Imaging with pulsed LED illumination
We placed a purple light LED ∼ 2 cm above the top surface of a Topmetal-II -sensor. The sensor is covered by an opaque photo mask with a transparent T-shaped pattern. The T-shaped pattern is aligned with the center of the sensor (Fig. 9) . The LED is driven by a train of narrow pulses with 10 µs width and 50 ms interval. The intensity is set such that the illuminated pixels generate hits but their CSAs are not saturated. A ∼ 1 MHz clock drives the CRUs and the MUX; therefore, the time it takes to read one frame (all 72 columns for once) is T f ≈ 72 ×1 µs = 72 µs. The width of the LED pulse is chosen to be narrow enough to be within one frame. The interval between pulses is large enough to allow all hits to be read out and all pixels to be reset. The sensor operates at the optimized threshold settings. We recorded many frames of hits induced by a large number of LED pulses. The photo mask was also rotated and displaced to cover different regions of the sensor. Hit location and time are reconstructed from data. A set of images showing the T-shape at four different orientations is in Fig. 10 .
When an LED light pulse arrives at the sensor, multiple active pixels that receive the light generate a Hit in each of them. Due to the column readout logic, hit pixels that are in the same column will have only one pixel that has the highest priority registered by the CRU. Since CRUs from each column work concurrently while reading off a single globally shared time, each CRU registers the hit time of the highest priority pixel in its column. Since the light pulse arrives at each pixel simultaneously, the initially registered time, which is from the highest priority pixel, is the same for all the CRUs (Fig. 11 (a) ). The MUX reads the registered time from each CRU in a round-robin fashion from one column to the next. When a CRU is read, the pixel of the highest priority in its column is reset, and the CRU subsequently registers the second-highest priority pixel. Since only the CRU has access to the global time, the hit time of the second-highest as well as all the lower priority pixels is determined by the readout rather than the actual arrival of the signal. Only the hit time of the highest priority pixel is physically meaningful. It is worth noting that starting from the second-highest priority pixel, the time difference between the ith-priority pixel and the (i + 1)th-priority pixel in the same column equals the number of columns (72), which is the time interval between consecutive reads for a given CRU (readout time for one full frame). Fig. 11 (b) exemplifies this phenomenon.
Summary and outlook
We successfully implemented a CMOS pixel sensor, Topmetal-II -, for direct charge collection and imaging. The detailed design, behavior and performance of a columnbased priority logic readout in the sensor are presented. The electrical measurements and imaging applications demonstrated the validity of such a readout scheme. The digital readout of pixel hits features a fully combinational logic in the pixel array and a sequential logic in the periphery.

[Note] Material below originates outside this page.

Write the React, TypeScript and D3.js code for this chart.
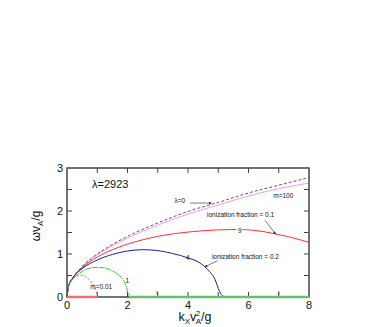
import React, { useEffect, useRef } from 'react';
import * as d3 from 'd3';

// values (k = kx vA^2/g, w = omega vA/g)
const lambda0K = [0, 0.05, 0.2, 0.5, 1, 1.5, 2, 3, 4, 5, 6, 7, 8];
const lambda0W = [0, 0.25, 0.45, 0.71, 1.0, 1.22, 1.41, 1.72, 1.99, 2.2, 2.42, 2.6, 2.78];

const m100K = [0, 0.05, 0.2, 0.5, 1, 1.5, 2, 3, 4, 5, 6, 7, 8];
const m100W = [0, 0.25, 0.45, 0.7, 0.98, 1.19, 1.37, 1.67, 1.93, 2.14, 2.35, 2.52, 2.65];

const ion1K = [0, 0.05, 0.2, 0.5, 1, 1.5, 2, 2.5, 3, 4, 5, 5.7, 6.5, 7, 7.5, 8];
const ion1W = [0, 0.25, 0.45, 0.68, 0.93, 1.1, 1.23, 1.33, 1.41, 1.51, 1.56, 1.57, 1.52, 1.45, 1.37, 1.27];

const ion2K = [0, 0.05, 0.2, 0.5, 1, 1.5, 2, 2.5, 3, 3.5, 4, 4.4, 4.7, 4.9, 5.0, 5.1, 5.2, 5.4, 6.0];
const ion2W = [0, 0.25, 0.45, 0.66, 0.86, 0.99, 1.07, 1.1, 1.08, 1.01, 0.91, 0.79, 0.6, 0.4, 0.2, 0.06, 0.01, 0, 0];

const m1K = [0, 0.05, 0.2, 0.4, 0.6, 0.8, 1.0, 1.2, 1.4, 1.6, 1.8, 1.9, 1.97, 2.03, 2.08];
const m1W = [0, 0.24, 0.42, 0.55, 0.63, 0.68, 0.69, 0.68, 0.64, 0.57, 0.45, 0.35, 0.22, 0.08, 0];

const m001K = [0, 0.05, 0.15, 0.3, 0.45, 0.6, 0.75, 0.88, 0.97, 1.03];
const m001W = [0, 0.22, 0.38, 0.48, 0.51, 0.48, 0.39, 0.26, 0.12, 0];

const redFloor = [0, 1.02];
const greenFloor = [2.05, 8];

const xTickLabels = [0, 2, 4, 6, 8];
const yTickLabels = [0, 1, 2, 3];

const FONT = "'Liberation Sans', Arial, sans-serif";

const App = () => {
  const ref = useRef<SVGSVGElement>(null);

  useEffect(() => {
    const svg = d3.select(ref.current);
    svg.selectAll('*').remove();

    const x = d3.scaleLinear().domain([0, 8]).range([67, 309]);
    const y = d3.scaleLinear().domain([0, 3]).range([297, 168]);

    const line = d3.line<[number, number]>()
      .x(d => x(d[0]))
      .y(d => y(d[1]))
      .curve(d3.curveMonotoneX);
    const pts = (ks: number[], ws: number[]) => ks.map((k, i) => [k, ws[i]] as [number, number]);

    const defs = svg.append('defs');
    defs.append('marker')
      .attr('id', 'arr')
      .attr('viewBox', '0 0 10 10')
      .attr('refX', 9).attr('refY', 5)
      .attr('markerWidth', 6).attr('markerHeight', 5)
      .attr('orient', 'auto')
      .append('path').attr('d', 'M0,1 L10,5 L0,9 Z').attr('fill', '#222');

    const curves = [
      { k: m100K, w: m100W, color: '#f29af2', dash: null, width: 1 },
      { k: lambda0K, w: lambda0W, color: '#333', dash: '3,2', width: 0.8 },
      { k: ion1K, w: ion1W, color: '#ff3030', dash: null, width: 1 },
      { k: ion2K, w: ion2W, color: '#1f1f9a', dash: null, width: 1 },
      { k: m1K, w: m1W, color: '#33cc33', dash: '6,1', width: 1 },
      { k: m001K, w: m001W, color: '#888', dash: '2.5,1.5', width: 0.9 },
    ];
    curves.forEach(c => {
      svg.append('path')
        .attr('d', line(pts(c.k, c.w)))
        .attr('fill', 'none')
        .attr('stroke', c.color)
        .attr('stroke-width', c.width)
        .attr('stroke-dasharray', c.dash);
    });

    // frame
    svg.append('rect')
      .attr('x', x(0)).attr('y', y(3))
      .attr('width', x(8) - x(0)).attr('height', y(0) - y(3))
      .attr('fill', 'none').attr('stroke', '#444').attr('stroke-width', 1.5);

    const tickLen = 5;
    const g = svg.append('g').attr('stroke', '#444').attr('stroke-width', 1);
    d3.range(1, 8).forEach(k => {
      g.append('line').attr('x1', x(k)).attr('x2', x(k)).attr('y1', y(3)).attr('y2', y(3) + tickLen);
      g.append('line').attr('x1', x(k)).attr('x2', x(k)).attr('y1', y(0)).attr('y2', y(0) - tickLen);
    });
    d3.range(0.5, 3, 0.5).forEach(w => {
      g.append('line').attr('x1', x(0)).attr('x2', x(0) + tickLen).attr('y1', y(w)).attr('y2', y(w));
      g.append('line').attr('x1', x(8)).attr('x2', x(8) - tickLen).attr('y1', y(w)).attr('y2', y(w));
    });

    // floor stripes over the axis
    svg.append('line')
      .attr('x1', x(redFloor[0])).attr('x2', x(redFloor[1]))
      .attr('y1', y(0)).attr('y2', y(0))
      .attr('stroke', '#ee7070').attr('stroke-width', 2.5);
    svg.append('line')
      .attr('x1', x(greenFloor[0])).attr('x2', x(greenFloor[1]))
      .attr('y1', y(0)).attr('y2', y(0))
      .attr('stroke', '#6cbf6c').attr('stroke-width', 2.5);

    const t = svg.append('g').attr('font-family', FONT).attr('fill', '#111');
    xTickLabels.forEach(k => {
      t.append('text').attr('x', x(k)).attr('y', y(0) + 12)
        .attr('text-anchor', 'middle').attr('font-size', 11).text(k);
    });
    yTickLabels.forEach(w => {
      t.append('text').attr('x', x(0) - 4).attr('y', y(w) + 4)
        .attr('text-anchor', 'end').attr('font-size', 11).text(w);
    });

    // axis titles
    const xl = t.append('text').attr('x', 195).attr('y', 321)
      .attr('text-anchor', 'middle').attr('font-size', 12.5);
    xl.append('tspan').text('k');
    xl.append('tspan').attr('font-size', 8).attr('dy', 3).text('X');
    xl.append('tspan').attr('dy', -3).text('v');
    xl.append('tspan').attr('font-size', 8).attr('dx', -0.5).attr('dy', -5).text('2');
    xl.append('tspan').attr('font-size', 8).attr('dx', -4.5).attr('dy', 8).text('A');
    xl.append('tspan').attr('dy', -3).text('/g');

    const yl = t.append('text')
      .attr('transform', 'translate(40,226) rotate(-90)')
      .attr('text-anchor', 'middle').attr('font-size', 12);
    yl.append('tspan').text('ωv');
    yl.append('tspan').attr('font-size', 8).attr('dy', 3).text('A');
    yl.append('tspan').attr('dy', -3).text('/g');

    t.append('text').attr('x', 92).attr('y', 188).attr('font-size', 11).text('λ=2923');

    // annotations
    const small = 6.5;
    t.append('text').attr('x', x(3.55)).attr('y', y(2.19)).attr('font-size', small).text('λ=0');
    svg.append('line')
      .attr('x1', x(4.07)).attr('y1', y(2.185)).attr('x2', x(4.78)).attr('y2', y(2.185))
      .attr('stroke', '#222').attr('stroke-width', 0.6).attr('marker-end', 'url(#arr)');

    t.append('text').attr('x', x(6.82)).attr('y', y(2.3)).attr('font-size', small).text('m=100');

    t.append('text').attr('x', x(4.63)).attr('y', y(1.85)).attr('font-size', small).text('ionization fraction = 0.1');
    svg.append('line')
      .attr('x1', x(6.55)).attr('y1', y(1.78)).attr('x2', x(6.9)).attr('y2', y(1.46))
      .attr('stroke', '#222').attr('stroke-width', 0.6).attr('marker-end', 'url(#arr)');
    t.append('rect').attr('x', x(5.6)).attr('y', y(1.62)).attr('width', 6).attr('height', 6).attr('fill', '#fff');
    t.append('text').attr('x', x(5.65)).attr('y', y(1.5)).attr('font-size', small).text('9');

    t.append('text').attr('x', x(4.79)).attr('y', y(0.89)).attr('font-size', small).text('ionization fraction = 0.2');
    svg.append('line')
      .attr('x1', x(4.97)).attr('y1', y(0.84)).attr('x2', x(4.55)).attr('y2', y(0.7))
      .attr('stroke', '#222').attr('stroke-width', 0.6).attr('marker-end', 'url(#arr)');
    t.append('text').attr('x', x(3.93)).attr('y', y(0.85)).attr('font-size', small).text('4');

    t.append('text').attr('x', x(0.77)).attr('y', y(0.19)).attr('font-size', small).text('m=0.01');
    t.append('text').attr('x', x(1.93)).attr('y', y(0.32)).attr('font-size', small).text('1');
    t.append('text').attr('x', x(2.95)).attr('y', y(0.05)).attr('font-size', small).text('ı');
    t.append('text').attr('x', x(6.97)).attr('y', y(0.05)).attr('font-size', small).text('ı');
  }, []);

  return (
    <svg ref={ref} width={382} height={327}
      style={{ position: 'absolute', left: 0, top: 0, background: '#fff' }} />
  );
};

export default App;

In the current design, although the in-array combinational logic could drive the hit pixel's address to the edge of the array with minimal latency, the sequential logic nature of the CRU and the MUX limits the time it takes to discover the hit information to be beyond one clock cycle. To further reduce the readout latency, analog and combinational logic could be designed at the edge of the array to detect the activities in the Address Bus (AB) promptly. A polling style MUX could be replaced by a priority logic to read out the columns as well. We will investigate these options in future Topmetal sensor development in addition to improving the array uniformity.